The hero, King Markon, serves as a unique sort of unexpected hero, in that he thinks his son--who's in his early twenties--is the hero/love interest for the heroine. But he Markon isn't so old or over-the-hill as all that, and his sense of adventure and romance is as keen as any younger man's! He's quite sweet and quite heroic by turns, and I loved watching him fall head-over-heels for the much younger Anthea. And Anthea is everything I love in a Gingell heroine--quick, smart, and always two or three steps ahead of the rest of the cast. (Not only in the mystery, but also in matters of the heart!)


The story itself is done up like a Who Dunnit mystery, but with a magical twist. It's creepy and delightful all at the same time.


I'd give this book a solid 4.5 stars.





I wasn't sure I wanted to move on to this story immediately after Twelve Days of Faerie, because I was convinced I couldn't get as attached to these characters as I was to Markon and Anthea. But . . . I was wrong.


I absolutely LOVED Rafiq, the draconian hero if this tale! At first I wasn't sure I would bond to a dragon main character, but once he took on his human shape, he quickly won me over. This story is arranged as a series of magical tests that the hero and the prince to whom he's enslaved must solve on their mission to rescue a sleeping princess. Each test was unique and fascinating (and some downright hilarious!).


The heroine, Kako, was fantastic. Such a great foil for both Rafiq and his handsome-but-horrible master, Prince Akish. Another classically feisty Gingell-heroine, but she makes her own splash quite unique from Anthea or the others. She has plenty of secrets and demonstrates great heroism in the face of impossible odds (that ending!!!!). But I don't want to spoil anything, so I'll keep my mouth shut . . .


This story gave me STRONG Diana Wynne Jones vibes again! Anyone who knows me knows that's going to make for major points in my favor. Of the three stories in this trilogy, this one was my favorite, so I'm going to give it 5 stars all the way!





This final story in the trilogy brings together some of the mysterious threads left hanging from the previous two stories--specifically those threads concerning the shards of a particular magical sword. It has a different mood from the others--more somber, perhaps more distant. The pacing is slower as well, though there is always an undercurrent of tension that keeps the reader turning pages.


Dion was a different sort of heroine for Gingell to write in that she's quieter, shyer, less sure of herself, and makes more outright mistakes. But this endeared her to me as well, because she was also strong, brave, and selfless. It just took a little more time for these qualities--though always present inside her--to come to the forefront. I liked watching her surmount her own limitations to be come the heroine needed to save the day at the end, and her quiet strength won me over.


However . . . I didn't much care for her major love interest in this book. I wanted to love him, but I just couldn't! I felt like he infantilized the heroine, which drove me nuts.

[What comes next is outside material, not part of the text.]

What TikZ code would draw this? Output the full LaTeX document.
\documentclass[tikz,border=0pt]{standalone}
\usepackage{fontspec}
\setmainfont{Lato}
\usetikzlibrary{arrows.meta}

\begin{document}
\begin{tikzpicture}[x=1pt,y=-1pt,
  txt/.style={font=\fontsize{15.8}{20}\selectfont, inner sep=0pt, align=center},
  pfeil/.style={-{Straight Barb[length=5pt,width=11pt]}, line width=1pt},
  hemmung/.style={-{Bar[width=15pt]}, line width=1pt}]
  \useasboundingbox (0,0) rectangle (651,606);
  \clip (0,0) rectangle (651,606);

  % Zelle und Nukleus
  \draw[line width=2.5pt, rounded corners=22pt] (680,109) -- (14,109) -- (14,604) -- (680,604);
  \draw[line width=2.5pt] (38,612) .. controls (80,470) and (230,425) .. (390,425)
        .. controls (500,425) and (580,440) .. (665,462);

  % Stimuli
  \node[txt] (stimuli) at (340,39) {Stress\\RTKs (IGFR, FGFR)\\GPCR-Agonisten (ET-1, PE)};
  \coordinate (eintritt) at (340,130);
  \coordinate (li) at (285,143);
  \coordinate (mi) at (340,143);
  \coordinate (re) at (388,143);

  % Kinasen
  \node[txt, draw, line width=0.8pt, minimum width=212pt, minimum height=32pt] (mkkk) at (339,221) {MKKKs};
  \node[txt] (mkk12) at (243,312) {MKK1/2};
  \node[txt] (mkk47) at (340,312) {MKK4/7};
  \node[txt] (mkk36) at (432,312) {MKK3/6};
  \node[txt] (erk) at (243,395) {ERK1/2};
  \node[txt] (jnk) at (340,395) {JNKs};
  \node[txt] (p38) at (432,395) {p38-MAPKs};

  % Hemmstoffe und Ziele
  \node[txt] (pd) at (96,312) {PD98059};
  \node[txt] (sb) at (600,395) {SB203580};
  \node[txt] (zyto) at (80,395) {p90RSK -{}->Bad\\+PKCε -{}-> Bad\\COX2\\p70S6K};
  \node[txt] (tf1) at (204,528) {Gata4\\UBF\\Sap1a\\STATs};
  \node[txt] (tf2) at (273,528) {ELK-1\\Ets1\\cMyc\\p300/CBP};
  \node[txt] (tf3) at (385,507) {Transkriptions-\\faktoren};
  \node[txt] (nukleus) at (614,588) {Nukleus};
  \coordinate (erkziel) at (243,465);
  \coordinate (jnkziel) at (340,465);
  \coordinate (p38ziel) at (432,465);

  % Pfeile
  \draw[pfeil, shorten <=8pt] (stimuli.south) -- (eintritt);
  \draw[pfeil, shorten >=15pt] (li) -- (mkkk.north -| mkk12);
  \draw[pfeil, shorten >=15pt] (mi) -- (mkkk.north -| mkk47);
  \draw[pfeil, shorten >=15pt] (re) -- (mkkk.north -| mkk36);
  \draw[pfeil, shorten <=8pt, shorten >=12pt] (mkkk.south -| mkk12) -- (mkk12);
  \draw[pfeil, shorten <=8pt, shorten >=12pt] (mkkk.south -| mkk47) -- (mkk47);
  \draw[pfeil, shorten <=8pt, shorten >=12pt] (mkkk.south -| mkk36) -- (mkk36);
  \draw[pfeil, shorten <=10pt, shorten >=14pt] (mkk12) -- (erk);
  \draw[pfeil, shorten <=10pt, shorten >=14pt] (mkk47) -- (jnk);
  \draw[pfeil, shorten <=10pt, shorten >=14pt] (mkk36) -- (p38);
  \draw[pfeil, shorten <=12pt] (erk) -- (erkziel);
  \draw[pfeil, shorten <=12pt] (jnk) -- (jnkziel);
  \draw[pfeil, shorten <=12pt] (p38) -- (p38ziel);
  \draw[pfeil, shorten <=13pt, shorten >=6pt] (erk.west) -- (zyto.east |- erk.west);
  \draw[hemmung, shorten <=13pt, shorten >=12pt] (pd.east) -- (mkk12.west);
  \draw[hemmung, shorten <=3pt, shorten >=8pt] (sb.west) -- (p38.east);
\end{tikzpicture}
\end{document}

I did love the surprise twist at the end concerning him . . . a twist which opened the door for the ending I was actually hoping for all along. So I give Gingell all the credit for pulling that off so deftly!

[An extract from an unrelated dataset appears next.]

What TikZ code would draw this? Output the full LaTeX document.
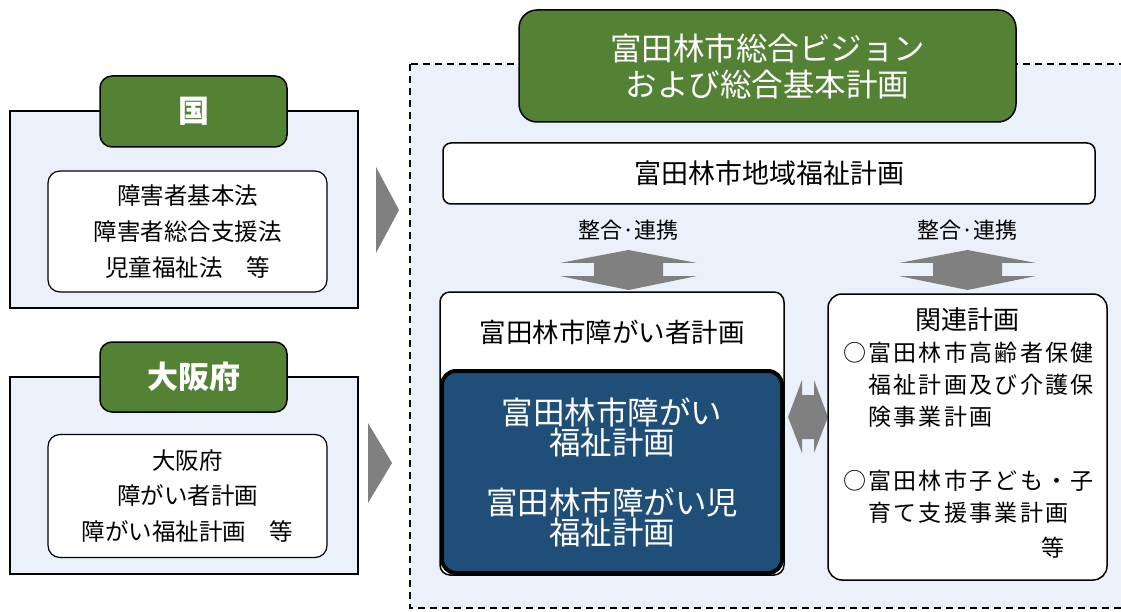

This was my least favorite of the three. Which isn't to say I disliked it! No, no, not at all. Even Gingell books that I like less than others are still superior reads, in my opinion! She's just got such a delightful imagination and such a uniquely fun way with words. So even when I'm not perfectly enthralled, I'm still ultimately pleased. And I'll give this book 4 stars as a result.


I need to take care and space out my Gingell reads, or I'm going to end up blasting through her entire library of works too quickly! Seriously, reader friends, if you are a fan of Diana Wynne Jones or Patricia C. Wrede, you really should give W.R. Gingell a shot. And this particular volume us, in my opinion, a GREAT place to start exploring her works.